Update Again: Follows Mr.@Max's suggestion, I've wrote a matlab file, which is bellow:

clear all
close all
clc

m = 6;
N = 4;
delta_g = 0.5;
epsilon = 1e-3;
zeta    = 1e-8;
gamma_vect = [-2.4,-1.6,-0.4,0.4,1.6,2.4];
N_0   = 0.1;
it    = 0;
mu1   = -3;
mu2   = -1;
mu3   = 1;
mu4   = 4;
sigma1 = 1;
sigma2 = 1;
sigma3 = 1;
sigma4 = 1;
f_11 = @(x)sqrt(2*pi*sigma1^2).*exp(-(x-mu1).^2./(2*sigma1^2));
f_10 = @(x)sqrt(2*pi*sigma2^2).*exp(-(x-mu2).^2./(2*sigma2^2));
f_00 = @(x)sqrt(2*pi*sigma3^2).*exp(-(x-mu3).^2./(2*sigma3^2));
f_01 = @(x)sqrt(2*pi*sigma4^2).*exp(-(x-mu4).^2./(2*sigma4^2));
prob_tran = zeros(4, 7);
prob_tran(1,1) = integral(f_11, -Inf, gamma_vect(1));
prob_tran(1,2) = integral(f_11, gamma_vect(1),+Inf);
prob_tran(2,1) = integral(f_11, -Inf, gamma_vect(2));
prob_tran(2,2) = integral(f_11, gamma_vect(2), gamma_vect(3));
prob_tran(2,3) = integral(f_11, gamma_vect(3), +Inf);
prob_tran(3,1) = integral(f_10, -Inf, gamma_vect(4));
prob_tran(3,2) = integral(f_10, gamma_vect(4),gamma_vect(5));
prob_tran(3,3) = integral(f_10, gamma_vect(5),gamma_vect(6));
prob_tran(4,6) = integral(f_10, -Inf,gamma_vect(6));
prob_tran(4,7) = integral(f_10, gamma_vect(6), +Inf);


and the probablity matrix is:

$$4.5600\ 1.7232\ 0\ 0\ 0\ 0\ 0$$ $$5.7758\ 0.4781\ 0.0293\ 0\ 0\ 0\ 0$$ $$5.7758\ 0.4781\ 0.0272\ 0\ 0\ 0\ 0$$ $$0\ 0\ 0\ 0\ 0\ 6.2811\ 0.0021$$ which seems wrong, another question is how to calculate the entropy function $$H(Y)$$ and $$H(Y|X)$$ using $$p_{ij}$$?

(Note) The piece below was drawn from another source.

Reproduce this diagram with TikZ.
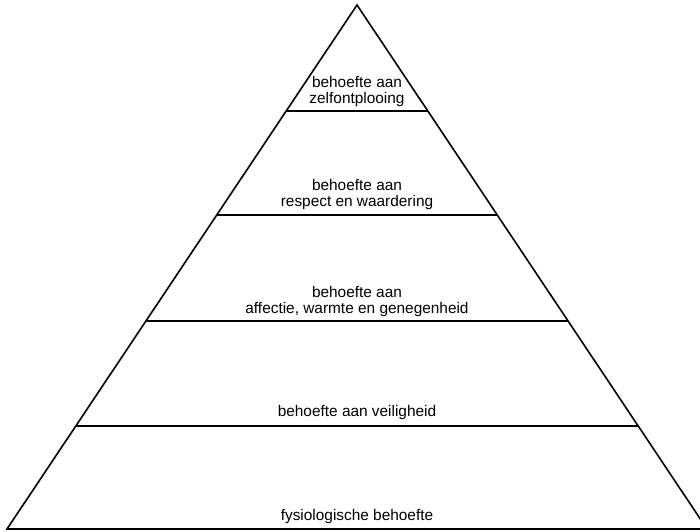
\documentclass[tikz,border=0pt]{standalone}
\usepackage{fontspec}
\setmainfont{Liberation Sans}
\tikzset{
    edge/.style={line width=1.6pt},
    lvltext/.style={font=\fontsize{15.4}{16}\selectfont, align=center, inner sep=0pt, anchor=base}
}

\begin{document}
\begin{tikzpicture}[x=1pt,y=-1pt]
\useasboundingbox (0,0) rectangle (700,531);
\coordinate (top) at (357,5);
\coordinate (bl) at (7,529);
\coordinate (br) at (707,529);
\draw[edge] (bl) -- (top) -- (br) -- cycle;
% level lines, ends on the sides
\foreach \ly/\p in {111/a, 215/b, 321/c, 426/d}{
    \coordinate (\p l) at ({357-0.66794*(\ly-5)},\ly);
    \coordinate (\p r) at ({357+0.66794*(\ly-5)},\ly);
    \draw[edge] (\p l) -- (\p r);
}
\node[lvltext] (zelf) at (357,103) {behoefte aan\\zelfontplooing};
\node[lvltext] (respect) at (357,206) {behoefte aan\\respect en waardering};
\node[lvltext] (affectie) at (357,313) {behoefte aan\\affectie, warmte en genegenheid};
\node[lvltext] (veilig) at (357,416) {behoefte aan veiligheid};
\node[lvltext] (fysio) at (357,520) {fysiologische behoefte};
\end{tikzpicture}
\end{document}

• It's unsymmetric because $\mu_4$ is off by 1. And a normalization seems to be missing. The summation of your probabilities is always $2\pi$. Otherwise, that does seem plausible.
– Max
Sep 6, 2023 at 6:07
• @Max, dear Max, another question, how to calculate $H(Y)$ and $H(Y|X)$ via $p_{ij}$? Sep 6, 2023 at 6:34

• Thank you, sir. If we have the infomation of $f_{11},f_{10},etc$, could we derive the transition probabilities? Sep 5, 2023 at 11:08
• Well, yes. Just look at the figure. For $f_{11}$ for example, you would integrate from $-\infty$ to $\gamma_1$ to get $p_{11}$, from $\gamma_1$ to $\gamma_2$ to get $p_{12}$ and so on.